+++ Dataset extract +++
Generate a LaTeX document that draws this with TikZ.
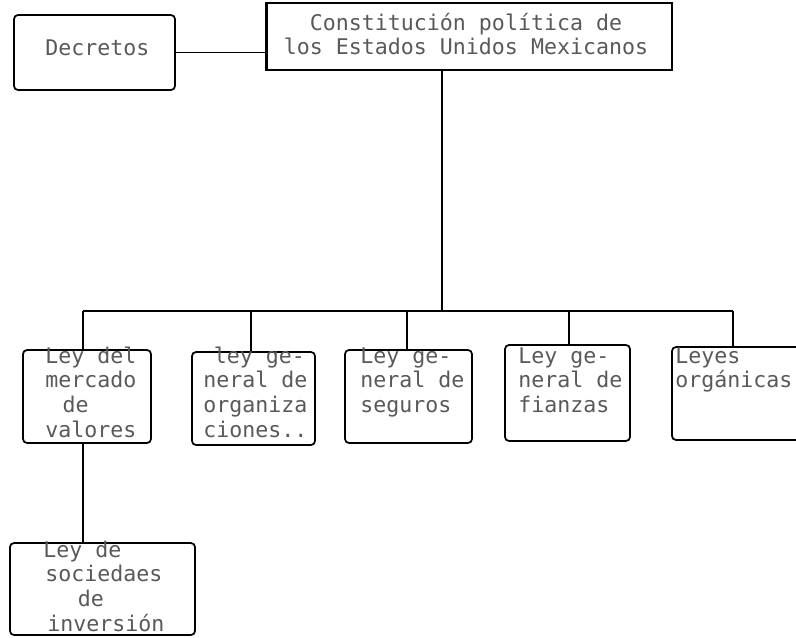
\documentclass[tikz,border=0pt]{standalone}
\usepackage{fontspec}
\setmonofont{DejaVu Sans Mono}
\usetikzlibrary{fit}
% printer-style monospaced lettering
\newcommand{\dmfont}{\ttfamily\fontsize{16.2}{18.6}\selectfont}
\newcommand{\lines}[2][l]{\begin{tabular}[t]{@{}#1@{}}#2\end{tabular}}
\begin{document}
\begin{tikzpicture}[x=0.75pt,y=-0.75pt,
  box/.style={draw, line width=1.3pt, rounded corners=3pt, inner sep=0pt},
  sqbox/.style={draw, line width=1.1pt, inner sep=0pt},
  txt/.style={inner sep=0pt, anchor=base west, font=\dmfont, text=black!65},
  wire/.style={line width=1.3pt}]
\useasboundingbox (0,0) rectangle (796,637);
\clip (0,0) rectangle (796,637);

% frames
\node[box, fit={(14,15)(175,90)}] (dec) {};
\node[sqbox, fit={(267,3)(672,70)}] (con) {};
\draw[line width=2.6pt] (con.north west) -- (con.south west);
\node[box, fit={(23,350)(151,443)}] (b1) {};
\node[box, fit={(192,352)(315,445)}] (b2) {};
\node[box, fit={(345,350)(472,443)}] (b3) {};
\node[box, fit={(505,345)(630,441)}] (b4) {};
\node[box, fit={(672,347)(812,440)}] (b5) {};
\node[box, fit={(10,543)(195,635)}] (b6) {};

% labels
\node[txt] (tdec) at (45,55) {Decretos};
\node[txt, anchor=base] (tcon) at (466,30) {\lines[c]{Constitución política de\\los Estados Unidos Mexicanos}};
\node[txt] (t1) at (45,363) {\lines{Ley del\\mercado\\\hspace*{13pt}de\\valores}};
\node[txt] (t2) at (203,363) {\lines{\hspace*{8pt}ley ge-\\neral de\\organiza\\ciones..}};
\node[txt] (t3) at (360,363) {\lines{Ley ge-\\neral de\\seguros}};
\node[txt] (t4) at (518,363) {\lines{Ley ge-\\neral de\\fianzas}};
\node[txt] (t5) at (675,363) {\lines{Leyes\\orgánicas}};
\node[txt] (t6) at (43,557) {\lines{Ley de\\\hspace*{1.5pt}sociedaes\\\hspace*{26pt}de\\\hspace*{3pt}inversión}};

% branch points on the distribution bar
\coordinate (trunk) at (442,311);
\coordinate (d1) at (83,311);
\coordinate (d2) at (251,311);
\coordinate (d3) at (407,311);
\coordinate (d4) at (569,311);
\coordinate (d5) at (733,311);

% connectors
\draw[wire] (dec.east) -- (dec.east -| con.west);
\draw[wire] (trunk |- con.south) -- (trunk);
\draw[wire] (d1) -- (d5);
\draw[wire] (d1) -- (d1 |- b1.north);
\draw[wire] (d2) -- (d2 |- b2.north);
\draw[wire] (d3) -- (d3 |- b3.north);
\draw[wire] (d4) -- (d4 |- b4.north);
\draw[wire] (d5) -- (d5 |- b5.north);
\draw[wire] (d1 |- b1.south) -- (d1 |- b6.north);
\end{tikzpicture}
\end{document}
+++
Task statement: Every line of text is to be repeated exactly; pictures are left out.

Written reply:
Generate a LaTeX document that draws this with TikZ.
\documentclass[tikz,border=0pt]{standalone}
\usepackage{fontspec}
\setmonofont{DejaVu Sans Mono}
\usetikzlibrary{fit}
% printer-style monospaced lettering
\newcommand{\dmfont}{\ttfamily\fontsize{16.2}{18.6}\selectfont}
\newcommand{\lines}[2][l]{\begin{tabular}[t]{@{}#1@{}}#2\end{tabular}}
\begin{document}
\begin{tikzpicture}[x=0.75pt,y=-0.75pt,
  box/.style={draw, line width=1.3pt, rounded corners=3pt, inner sep=0pt},
  sqbox/.style={draw, line width=1.1pt, inner sep=0pt},
  txt/.style={inner sep=0pt, anchor=base west, font=\dmfont, text=black!65},
  wire/.style={line width=1.3pt}]
\useasboundingbox (0,0) rectangle (796,637);
\clip (0,0) rectangle (796,637);

% frames
\node[box, fit={(14,15)(175,90)}] (dec) {};
\node[sqbox, fit={(267,3)(672,70)}] (con) {};
\draw[line width=2.6pt] (con.north west) -- (con.south west);
\node[box, fit={(23,350)(151,443)}] (b1) {};
\node[box, fit={(192,352)(315,445)}] (b2) {};
\node[box, fit={(345,350)(472,443)}] (b3) {};
\node[box, fit={(505,345)(630,441)}] (b4) {};
\node[box, fit={(672,347)(812,440)}] (b5) {};
\node[box, fit={(10,543)(195,635)}] (b6) {};

% labels
\node[txt] (tdec) at (45,55) {Decretos};
\node[txt, anchor=base] (tcon) at (466,30) {\lines[c]{Constitución política de\\los Estados Unidos Mexicanos}};
\node[txt] (t1) at (45,363) {\lines{Ley del\\mercado\\\hspace*{13pt}de\\valores}};
\node[txt] (t2) at (203,363) {\lines{\hspace*{8pt}ley ge-\\neral de\\organiza\\ciones..}};
\node[txt] (t3) at (360,363) {\lines{Ley ge-\\neral de\\seguros}};
\node[txt] (t4) at (518,363) {\lines{Ley ge-\\neral de\\fianzas}};
\node[txt] (t5) at (675,363) {\lines{Leyes\\orgánicas}};
\node[txt] (t6) at (43,557) {\lines{Ley de\\\hspace*{1.5pt}sociedaes\\\hspace*{26pt}de\\\hspace*{3pt}inversión}};

% branch points on the distribution bar
\coordinate (trunk) at (442,311);
\coordinate (d1) at (83,311);
\coordinate (d2) at (251,311);
\coordinate (d3) at (407,311);
\coordinate (d4) at (569,311);
\coordinate (d5) at (733,311);

% connectors
\draw[wire] (dec.east) -- (dec.east -| con.west);
\draw[wire] (trunk |- con.south) -- (trunk);
\draw[wire] (d1) -- (d5);
\draw[wire] (d1) -- (d1 |- b1.north);
\draw[wire] (d2) -- (d2 |- b2.north);
\draw[wire] (d3) -- (d3 |- b3.north);
\draw[wire] (d4) -- (d4 |- b4.north);
\draw[wire] (d5) -- (d5 |- b5.north);
\draw[wire] (d1 |- b1.south) -- (d1 |- b6.north);
\end{tikzpicture}
\end{document}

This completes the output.